# Possible fix for 6.3 Audio Drops



## MikeW (May 16, 2002)

One of the suggestions by a DirecTV tech was to configure my box as "Satellite Only", then back to "Satellte and Antenna". Takes about 15 minutes. I did this yesterday before recording Boston Legal. It actually seemed to work. I had no dropouts for the entire 60 minutes. Previous weeks had 3-5 drops per episode. I've had dropouts on ABC and Fox. I'm looking forward to seeing if Justice has any dropouts next week.


----------



## redram38 (Dec 7, 2005)

I also read over at the Tivo sight that a rescan for OTA channels may fix it. The person that reported it tried this and had no drop outs on Prison Break or Justice Monday night. I just tried so only time will tell. Hope it is that simple


----------



## mkxanth (Nov 4, 2003)

Does doing this screw up the season passes for the OTA shows?


----------



## MikeW (May 16, 2002)

No it did not. It reset my "Channels I Recieve", but the season pass for Boston Legal on OTA recorded fine.


----------



## Gweeto (Aug 17, 2006)

I just did it, it also cleared my Favorite Channels but seemed to preserve my season passes. I wrote everything down prior to doing it just to be safe.



redram38 said:


> I also read over at the Tivo sight that a rescan for OTA channels may fix it.

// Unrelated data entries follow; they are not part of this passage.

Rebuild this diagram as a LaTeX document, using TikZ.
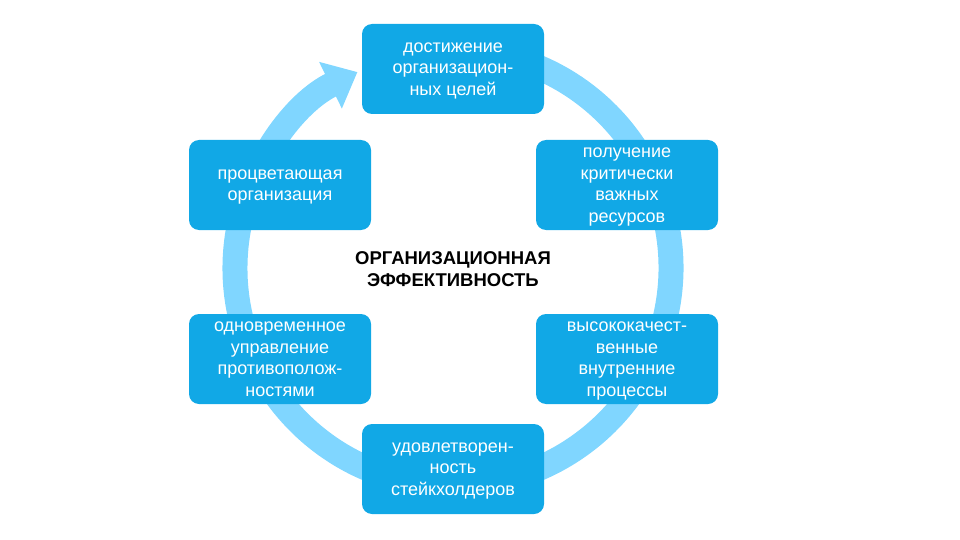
\documentclass[tikz,border=0pt]{standalone}
\usepackage{fontspec}
\setmainfont{Liberation Sans}
\usetikzlibrary{positioning, arrows.meta}
\definecolor{boxblue}{RGB}{17,168,230}
\definecolor{ringblue}{RGB}{128,214,255}

\begin{document}
\begin{tikzpicture}[
    x=1pt,
    y=1pt,
    box/.style={
        rectangle,
        rounded corners=10pt,
        fill=boxblue,
        text=white,
        align=center,
        text depth=0pt,
        minimum width=182pt,
        minimum height=90pt,
        font=\fontsize{18}{21.5}\selectfont
    },
    ring/.style={
        -{Triangle[width=50pt,length=30pt]},
        line width=25pt,
        draw=ringblue
    }
]
\useasboundingbox (0,0) rectangle (960,-540);

\coordinate (hub) at (453,-268);

% cycle ring behind the boxes
\draw[ring] (hub) ++(80:218) arc[start angle=80, end angle=-244, radius=218];

\node[box] (goals) at (453,-69)
{достижение\\организацион-\\ных целей};

\node[box] (resources) at (627,-185)
{получение\\критически\\важных\\ресурсов};

\node[box] (processes) at (627,-359)
{высококачест-\\венные\\внутренние\\процессы};

\node[box] (stakeholders) at (453,-469)
{удовлетворен-\\ность\\стейкхолдеров};

\node[box] (opposites) at (280,-359)
{одновременное\\управление\\противополож-\\ностями};

\node[box] (thriving) at (280,-185)
{процветающая\\организация};

\node[font=\bfseries\fontsize{18.5}{22}\selectfont, align=center, text depth=0pt] (title) at (453,-269)
{ОРГАНИЗАЦИОННАЯ\\ЭФФЕКТИВНОСТЬ};
\end{tikzpicture}
\end{document}
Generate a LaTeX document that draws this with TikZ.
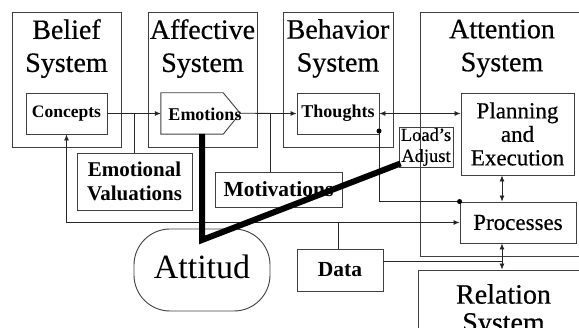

The person that reported it tried this and had no drop outs on Prison Break or Justice Monday night. I just tried so only time will tell. Hope it is that simple


I did both. This first and then the rescan after. Worth a shot I thought.


----------



## litzdog911 (Jun 23, 2004)

Keep us posted. This could be simple workaround if it works.


----------



## MikeW (May 16, 2002)

I'll try enduring another hour of Bones tonight. Will be a good test for Fox OTA. At least I'll be a little less frustrated if I do get drops. One drop is completely unacceptable during Boston Legal.


----------



## MikeW (May 16, 2002)

Two days of recordings (including Bones on Fox) and NO audio dropouts !!!!!!!


----------



## mwl001 (Sep 13, 2006)

I too recorded Bones last night, as well as watched some Digital (10-1) SD last evening after re-running guided set-up (first to go to SAT only, then back). I noticed audio drop-out, however MUCH less frequent (1-2 times an hour) and of MUCH shorter duration (less than 2 seconds, I believe). I have no reason to believe this was any better than one can normally expect out of anything but recorded media, and it's also not nearly as annoying as losing 8-10 seconds.


----------



## jediphish (Dec 4, 2005)

OK - I've given this a try: guided setup sat only then guided setup both sat and OTA. Then I scanned for off-air channels. Then I reset my favs. We'll see if Ugly Betty or Men In Trees suffer from audio drops tonight and tomorrow night. If this works, I'll be a very happy camper.


----------



## rbarthle17 (Sep 7, 2006)

I tried it, and less than 2 minutes into The War at Home (FOX5 DC was the only OTA station giving me these problems, none of the others have) I got the audio burps again...


----------



## litzdog911 (Jun 23, 2004)

rbarthle17 said:


> I tried it, and less than 2 minutes into The War at Home (FOX5 DC was the only OTA station giving me these problems, none of the others have) I got the audio burps again...


Unfortunately this "fix" does not help. Hopefully a real fix will come soon with a new software update.


----------



## moonman (Oct 27, 2004)

litzdog911 said:


> Unfortunately this "fix" does not help. Hopefully a real fix will come soon with a new software update.


-----------
A employee at a Fox station has reported 100% sucess when a certain
piece of equipment was taken out of the stream...perhaps D* can
research it out to find an answer?
http://www.tivocommunity.com/tivo-vb/showthread.php?p=4547353&&#post4547353


----------



## litzdog911 (Jun 23, 2004)

moonman said:


> -----------
> A employee at a Fox station has reported 100% sucess when a certain
> piece of equipment was taken out of the stream...perhaps D* can
> research it out to find an answer?
> http://www.tivocommunity.com/tivo-vb/showthread.php?p=4547353&&#post4547353


My DirecTV contacts tell me they're working with Tivo on a fix. I've passed along Video Janitor's Fox engineering information.


----------



## MikeW (May 16, 2002)

Sorry I haven't got back to this thread. It must have been an anomoly that I didn't get dropouts. They are back on my box. Additionally, I've had several recordings become two recordings with some missing program in between and I'm having a horrible time with my remote. Pressing a button once sometimes is seen as twice. Makes it tough to type in a channel number and is very frustrating when doing a 30 sec skip. Called to request a new box today. Hopefully I'll get one of those magic boxes that doesn't have these problems.


----------



## weaver6 (Nov 3, 2005)

While it's not a fix, I would like to remind everyone that you can enable closed captioning and "view" lost audio.


----------



## JLucPicard (Apr 27, 2004)

weaver6 said:


> While it's not a fix, I would like to remind everyone that you can enable closed captioning and "view" lost audio.


That's what I've been doing. At least I can still follow what's going on. There have been a few times with an "freeze up" that lasts more than a couple of seconds that it skips some of that, too, but not very often.


----------



## litzdog911 (Jun 23, 2004)

weaver6 said:


> While it's not a fix, I would like to remind everyone that you can enable closed captioning and "view" lost audio.


Great tip. Thanks!


----------